* start *

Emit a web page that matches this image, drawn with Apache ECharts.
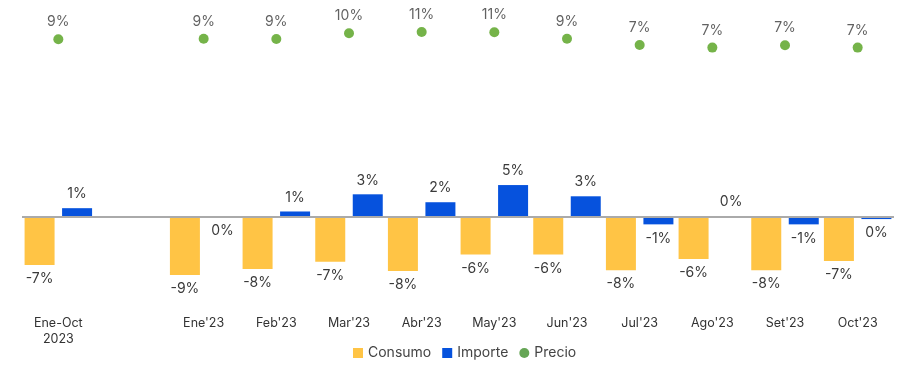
<!DOCTYPE html>
<html><head><meta charset="utf-8">
<script src="https://cdn.jsdelivr.net/npm/echarts@6/dist/echarts.min.js"></script>
<style>html,body{margin:0;padding:0;background:#fff}#c{width:907px;height:367px}</style>
</head><body><div id="c"></div>
<script>
const categories = ['Ene-Oct\n2023', '', "Ene'23", "Feb'23", "Mar'23", "Abr'23", "May'23", "Jun'23", "Jul'23", "Ago'23", "Set'23", "Oct'23"];
const consumo = [-7.3, null, -8.8, -7.9, -6.8, -8.2, -5.7, -5.7, -8.1, -6.4, -8.1, -6.7];
const importe = [1.3, null, -0.05, 0.8, 3.4, 2.2, 4.8, 3.1, -1.15, 0.1, -1.15, -0.35];
const precio = [8.8, null, 8.9, 8.85, 10.3, 10.6, 10.55, 8.9, 7.35, 6.7, 7.3, 6.7];

const FONT = 'Inter, "Noto Sans", sans-serif';
const pct = v => Math.round(v) + '%';
const barData = arr => arr.map(v => v === null ? null : {
  value: v,
  label: { position: v < 0 ? 'bottom' : 'top' }
});

const chart = echarts.init(document.getElementById('c'));
chart.setOption({
  animation: false,
  textStyle: { fontFamily: FONT },
  grid: { left: 22, right: 13, top: 10, bottom: 67 },
  legend: {
    bottom: 2, left: 348, itemWidth: 10, itemHeight: 10, itemGap: 11,
    textStyle: { fontSize: 14, color: '#444', fontFamily: FONT },
    data: [
      { name: 'Consumo', icon: 'rect' },
      { name: 'Importe', icon: 'rect' },
      { name: 'Precio', icon: 'circle', itemStyle: { color: '#3E8E2B' } }
    ]
  },
  xAxis: {
    type: 'category', data: categories,
    axisLine: { show: false }, axisTick: { show: false },
    axisLabel: { margin: 15, fontSize: 12.5, color: '#333', lineHeight: 16, interval: 0 }
  },
  yAxis: [
    { type: 'value', min: -12.6, max: 31.3, show: false, splitLine: { show: false } },
    { type: 'value', min: -56.4, max: 16.1, show: false, splitLine: { show: false } }
  ],
  series: [
    {
      name: 'Consumo', type: 'bar', data: barData(consumo), barWidth: 30, barGap: '25%',
      itemStyle: { color: '#FFC445' },
      label: { show: true, formatter: p => pct(p.value), fontSize: 14, color: '#3a3a3a', distance: 7 },
      markLine: {
        silent: true, symbol: 'none', label: { show: false },
        lineStyle: { color: '#aaaaaa', width: 2, type: 'solid' },
        data: [{ yAxis: 0 }]
      }
    },
    {
      name: 'Importe', type: 'bar', data: barData(importe), barWidth: 30,
      itemStyle: { color: '#0652DD' },
      label: { show: true, formatter: p => pct(p.value), fontSize: 14, color: '#3a3a3a', distance: 7 }
    },
    {
      name: 'Precio', type: 'scatter', yAxisIndex: 1, data: precio, symbolSize: 10,
      itemStyle: { color: '#52A01C' },
      label: { show: true, position: 'top', formatter: p => pct(p.value), fontSize: 14, color: '#3a3a3a', distance: 5 }
    }
  ]
});
</script></body></html>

* end *

## Instructions for the task
Starting at the first line of the material, output exactly the lines up to and including the one with "6.7, 7.3, 6.7];". Do not include the pictures.

## Problem solution
Emit a web page that matches this image, drawn with Apache ECharts.
<!DOCTYPE html>
<html><head><meta charset="utf-8">
<script src="https://cdn.jsdelivr.net/npm/echarts@6/dist/echarts.min.js"></script>
<style>html,body{margin:0;padding:0;background:#fff}#c{width:907px;height:367px}</style>
</head><body><div id="c"></div>
<script>
const categories = ['Ene-Oct\n2023', '', "Ene'23", "Feb'23", "Mar'23", "Abr'23", "May'23", "Jun'23", "Jul'23", "Ago'23", "Set'23", "Oct'23"];
const consumo = [-7.3, null, -8.8, -7.9, -6.8, -8.2, -5.7, -5.7, -8.1, -6.4, -8.1, -6.7];
const importe = [1.3, null, -0.05, 0.8, 3.4, 2.2, 4.8, 3.1, -1.15, 0.1, -1.15, -0.35];
const precio = [8.8, null, 8.9, 8.85, 10.3, 10.6, 10.55, 8.9, 7.35, 6.7, 7.3, 6.7];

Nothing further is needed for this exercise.